Photo courtesy of Lauren
She toddles. Almost fifteen months from the day she first set foot on Earth, she began making her own treads. I know she's no trailblazer, but the implications in her own small sphere are enormous. My daughter is making her way in the world.
Her gait is precarious. Each step seems too light to hold her, but the halting weight of one foot against the ground, then the other, pushes her forward in a baby gust. I stop counting the movements; it seems as if she will go on forever. Then her confidence falls out from under her as she folds to a neat stop on her knees.
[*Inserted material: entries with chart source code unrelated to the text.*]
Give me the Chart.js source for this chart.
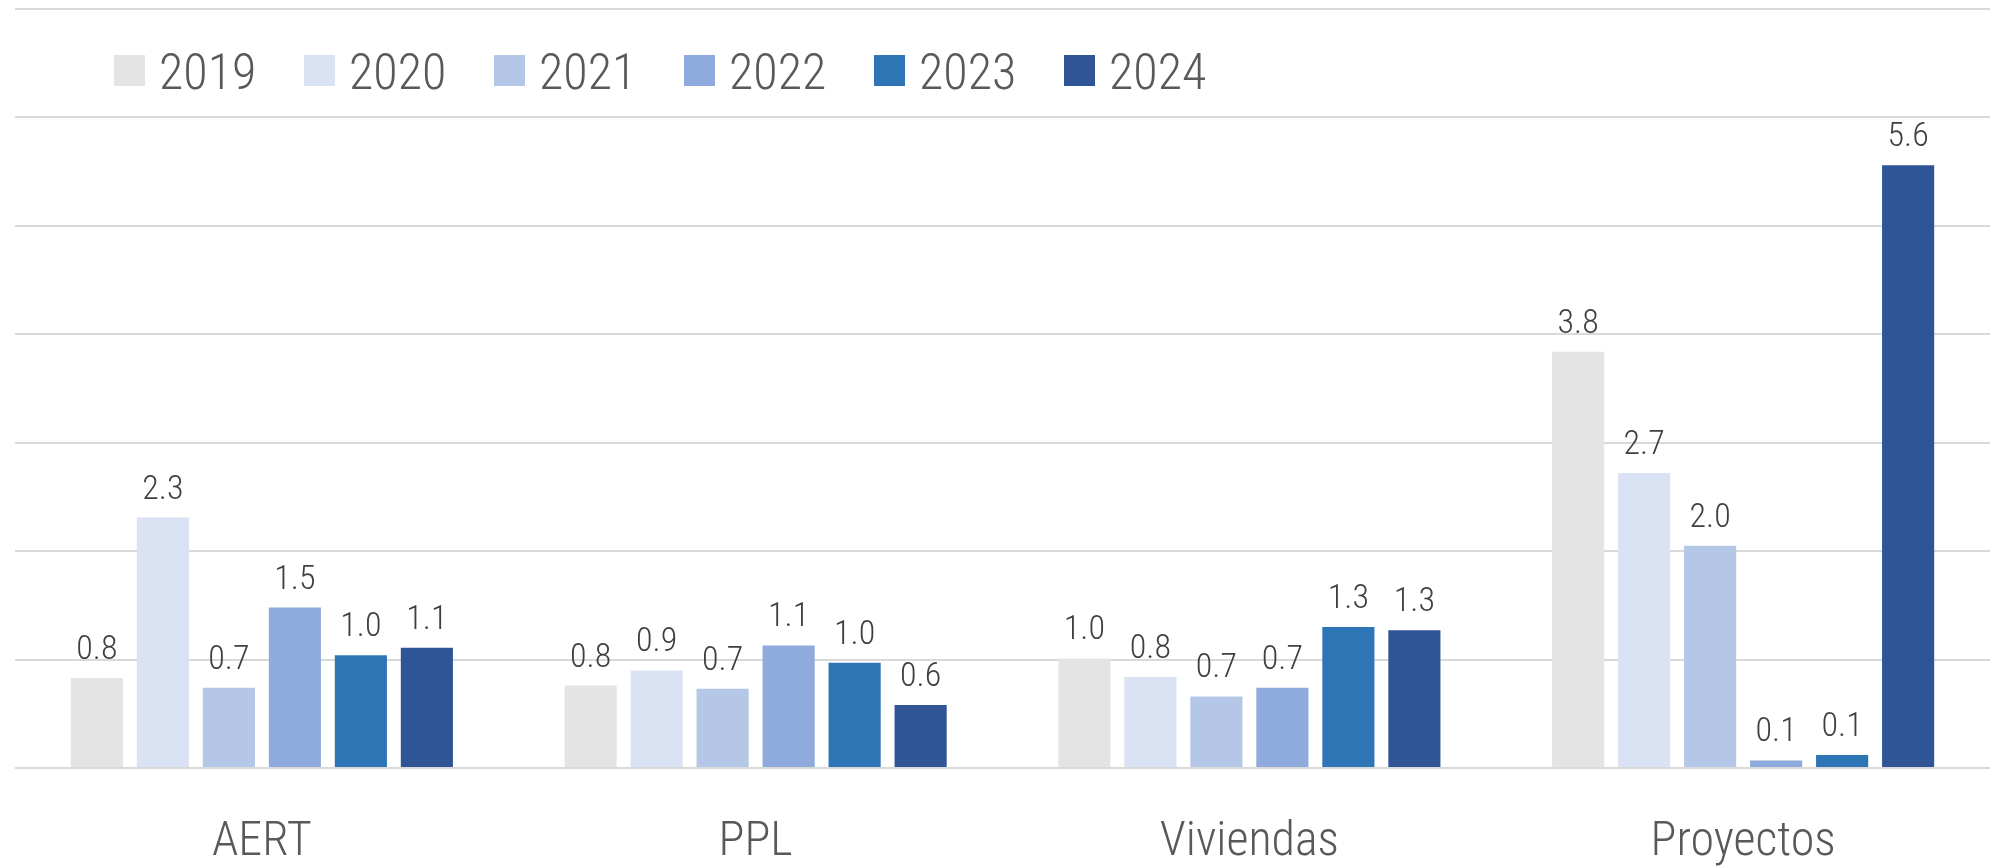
<!DOCTYPE html>
<html>
<head>
<meta charset="utf-8">
<script src="https://cdn.jsdelivr.net/npm/chart.js@4/dist/chart.umd.min.js"></script>
<style>
  html, body { margin: 0; padding: 0; background: #ffffff; }
  #chart { display: block; }
</style>
</head>
<body>
<canvas id="chart" width="1990" height="866"></canvas>
<script>
const categories = ["AERT", "PPL", "Viviendas", "Proyectos"];
const years = ["2019", "2020", "2021", "2022", "2023", "2024"];

const values2019 = [0.83, 0.76, 1.01, 3.84];
const values2020 = [2.31, 0.90, 0.84, 2.72];
const values2021 = [0.74, 0.73, 0.66, 2.05];
const values2022 = [1.48, 1.13, 0.74, 0.07];
const values2023 = [1.04, 0.97, 1.30, 0.12];
const values2024 = [1.11, 0.58, 1.27, 5.56];

const yearColors = ["#e4e4e4", "#dae3f3", "#b4c7e7", "#8faadc", "#2e75b6", "#2f5597"];
const seriesValues = [values2019, values2020, values2021, values2022, values2023, values2024];

const FAMILY = "Roboto, 'Open Sans', sans-serif";
const WEIGHT = "300 condensed";

// value labels above each bar
const barLabels = {
  id: "barLabels",
  afterDatasetsDraw(chart) {
    const ctx = chart.ctx;
    ctx.save();
    ctx.font = `${WEIGHT} 34px ${FAMILY}`;
    ctx.fillStyle = "#404040";
    ctx.textAlign = "center";
    ctx.textBaseline = "alphabetic";
    chart.data.datasets.forEach((dataset, i) => {
      chart.getDatasetMeta(i).data.forEach((bar, j) => {
        ctx.fillText(dataset.data[j].toFixed(1), bar.x, bar.y - 19);
      });
    });
    ctx.restore();
  },
};

// legend sits inside the plot, over the gridlines like the original
const insideLegend = {
  id: "insideLegend",
  afterDraw(chart) {
    const ctx = chart.ctx;
    ctx.save();
    ctx.font = `${WEIGHT} 50px ${FAMILY}`;
    ctx.textBaseline = "alphabetic";
    ctx.textAlign = "left";
    chart.data.datasets.forEach((dataset, i) => {
      const x = 114 + i * 190;
      ctx.fillStyle = dataset.backgroundColor;
      ctx.fillRect(x, 55, 31, 31);
      ctx.fillStyle = "#595959";
      ctx.fillText(dataset.label, x + 45, 89);
    });
    ctx.restore();
  },
};

new Chart(document.getElementById("chart"), {
  type: "bar",
  data: {
    labels: categories,
    datasets: years.map((year, i) => ({
      label: year,
      data: seriesValues[i],
      backgroundColor: yearColors[i],
      borderWidth: 0,
      barPercentage: 0.79,
      categoryPercentage: 0.802,
    })),
  },
  options: {
    responsive: false,
    animation: false,
    layout: { padding: { left: 15, right: -4, top: 9, bottom: 0 } },
    plugins: {
      legend: { display: false },
      tooltip: { enabled: false },
    },
    scales: {
      x: {
        grid: { display: false },
        border: { display: false },
        ticks: {
          color: "#595959",
          padding: 43,
          font: { family: FAMILY, weight: WEIGHT, size: 48, lineHeight: 1 },
        },
        afterFit(scale) {
          scale.height = 98;
        },
      },
      y: {
        min: 0,
        max: 7,
        grid: { color: "#d9d9d9", lineWidth: 2, drawTicks: false },
        border: { display: false },
        ticks: { display: false, stepSize: 1 },
      },
    },
  },
  plugins: [barLabels, insideLegend],
});
</script>
</body>
</html>
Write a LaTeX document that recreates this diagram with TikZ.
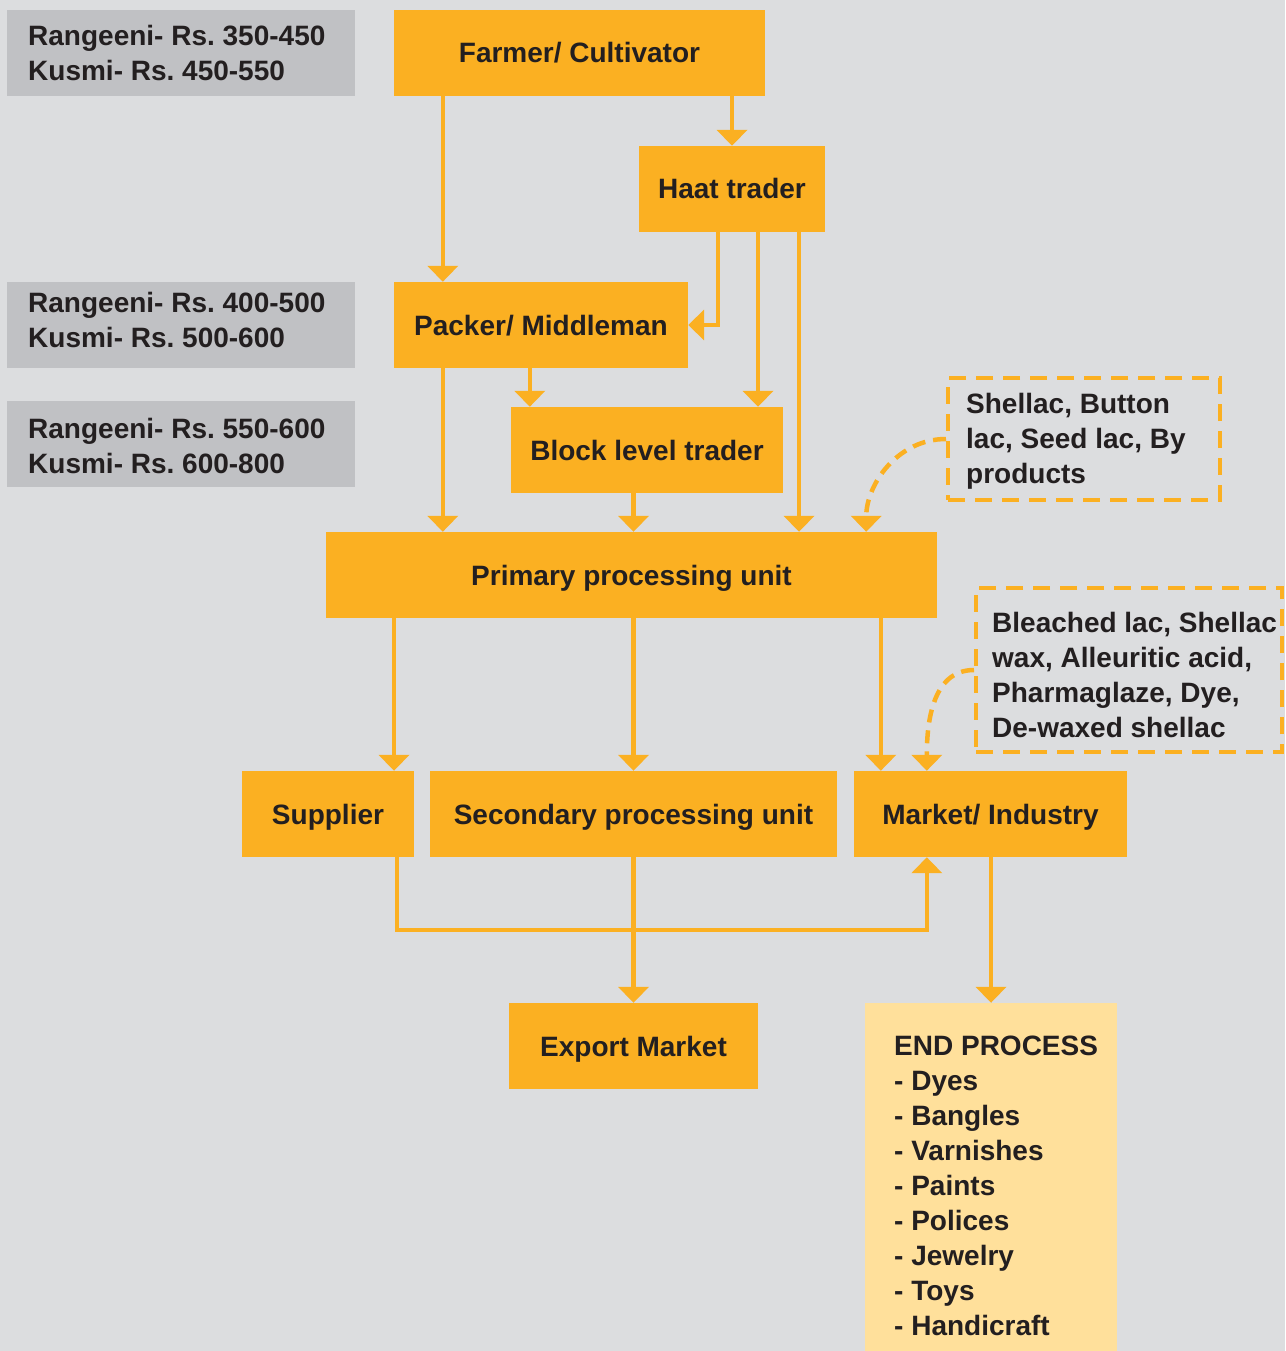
\documentclass[tikz,border=0pt]{standalone}
\usepackage{fontspec}
\setmainfont{Liberation Sans}
\usetikzlibrary{arrows.meta, positioning, calc}
\frenchspacing

\definecolor{bgcol}{HTML}{DCDDDF}
\definecolor{lacorange}{HTML}{FBB022}
\definecolor{pricegray}{HTML}{C0C1C4}
\definecolor{endyellow}{HTML}{FFE09B}
\definecolor{inkcol}{HTML}{231F20}

\tikzset{
  labelfont/.style={font=\fontsize{28}{35}\selectfont\bfseries, text=inkcol},
  stage/.style={rectangle, fill=lacorange, inner sep=0pt, minimum height=86pt,
    text height=20pt, text depth=0pt, labelfont},
  pricebox/.style={rectangle, fill=pricegray, inner sep=0pt,
    minimum width=348pt, minimum height=86pt},
  notebox/.style={rectangle, draw=lacorange, line width=4pt,
    dash pattern=on 17pt off 10pt, inner sep=0pt},
  endbox/.style={rectangle, fill=endyellow, inner sep=0pt},
  % anchored on the baseline of the last line
  boxtext/.style={anchor=base west, align=left, inner sep=0pt, labelfont},
  flow/.style={draw=lacorange, line width=4.5pt, -{Triangle[width=30pt,length=16pt]}},
  dashflow/.style={flow, dash pattern=on 13pt off 8pt}
}

\begin{document}
\begin{tikzpicture}[x=1pt, y=-1pt]
% Canvas
\fill[bgcol] (0,0) rectangle (1285,1351);
\useasboundingbox (0,0) rectangle (1285,1351);

% Price boxes
\node[pricebox] (price1) at (181,53) {};
\node[boxtext] (price1txt) at (28,81) {Rangeeni- Rs. 350-450\\Kusmi- Rs. 450-550};
\node[pricebox] (price2) at (181,325) {};
\node[boxtext] (price2txt) at (28,347) {Rangeeni- Rs. 400-500\\Kusmi- Rs. 500-600};
\node[pricebox] (price3) at (181,444) {};
\node[boxtext] (price3txt) at (28,473) {Rangeeni- Rs. 550-600\\Kusmi- Rs. 600-800};

% Trade chain
\node[stage, minimum width=371pt] (farmer) at (579.5,53) {Farmer/ Cultivator};
\node[stage, minimum width=186pt] (haat) at (732,189) {Haat trader};
\node[stage, minimum width=294pt] (packer) at (541,325) {Packer/ Middleman};
\node[stage, minimum width=272pt] (block) at (647,450) {Block level trader};
\node[stage, minimum width=611pt] (primary) at (631.5,575) {Primary processing unit};
\node[stage, minimum width=172pt] (supplier) at (328,814) {Supplier};
\node[stage, minimum width=407pt] (secondary) at (633.5,814) {Secondary processing unit};
\node[stage, minimum width=273pt] (market) at (990.5,814) {Market/ Industry};
\node[stage, minimum width=249pt] (export) at (633.5,1046) {Export Market};

% Product notes
\node[notebox, minimum width=272pt, minimum height=122pt] (byprod) at (1084,439) {};
\node[boxtext] (byprodtxt) at (966,483) {Shellac, Button\\lac, Seed lac, By\\products};
\node[notebox, minimum width=306pt, minimum height=164pt] (refined) at (1129,670) {};
\node[boxtext] (refinedtxt) at (992,737)
  {Bleached lac, Shellac\\wax, Alleuritic acid,\\Pharmaglaze, Dye,\\De-waxed shellac};

% End process
\node[endbox, minimum width=252pt, minimum height=357pt] (endproc) at (991,1181.5) {};
\node[boxtext] (endproctxt) at (894,1335)
  {END PROCESS\\- Dyes\\- Bangles\\- Varnishes\\- Paints\\- Polices\\- Jewelry\\- Toys\\- Handicraft};

% Connectors
\draw[flow] (haat.north |- farmer.south) -- (haat.north);
\draw[flow] ([xshift=49pt]farmer.south west) -- ([xshift=49pt]packer.north west);
\draw[flow] ([xshift=-14pt]haat.south) |- (packer.east);
\draw[flow] ([xshift=26pt]haat.south) -- ([xshift=26pt]haat.south |- block.north);
\draw[flow] ([xshift=67pt]haat.south) -- ([xshift=67pt]haat.south |- primary.north);
\draw[flow] ([xshift=19pt]block.north west |- packer.south) -- ([xshift=19pt]block.north west);
\draw[flow] ([xshift=49pt]packer.south west) -- ([xshift=49pt]packer.south west |- primary.north);
\draw[flow] (block.south -| secondary.north) -- (primary.north -| secondary.north);
\draw[dashflow] (byprod.west) to[out=180, in=90] ([xshift=-71pt]primary.north east);

\draw[flow] ([xshift=66pt]supplier.north |- primary.south) -- ([xshift=66pt]supplier.north);
\draw[flow] (primary.south -| secondary.north) -- (secondary.north);
\draw[flow] ([xshift=27pt]market.north west |- primary.south) -- ([xshift=27pt]market.north west);
\draw[dashflow] (refined.west) to[out=180, in=90] ([xshift=73pt]market.north west);

\draw[flow] ([xshift=69pt]supplier.south) -- ++(0,73) -| ([xshift=73pt]market.south west);
\draw[flow] (secondary.south) -- (export.north);
\draw[flow] (market.south -| endproc.north) -- (endproc.north);
\end{tikzpicture}
\end{document}
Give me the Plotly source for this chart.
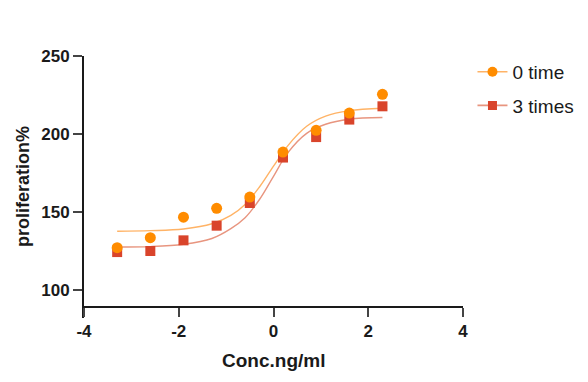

This is how she will get where she's going. It's literal now, but soon enough the baby steps will mean something different. It's careful exploration. It's tentativeness. It's the way one feels out a world where solidity, texture and layout is uncertain. Her first day of school. A part in a play. A sleepover. A test. This is how she will learn, by pushing herself on her own terms.
I am proud of her pacing. I thought early on that I wanted her to be the first at everything. I wanted her to be precocious. A fat, walking, talking bundle of joy. And don't get me wrong--she's joyful. But she's also small and comtemplative; calm and observant. I am so enamored by her unexpected personality that any desire I had for her to be something other than she is vanished in the gray fog of so many pre-parental ideals.
Now I know that her whims are her own. Her timing is impeccable. She is exactly right.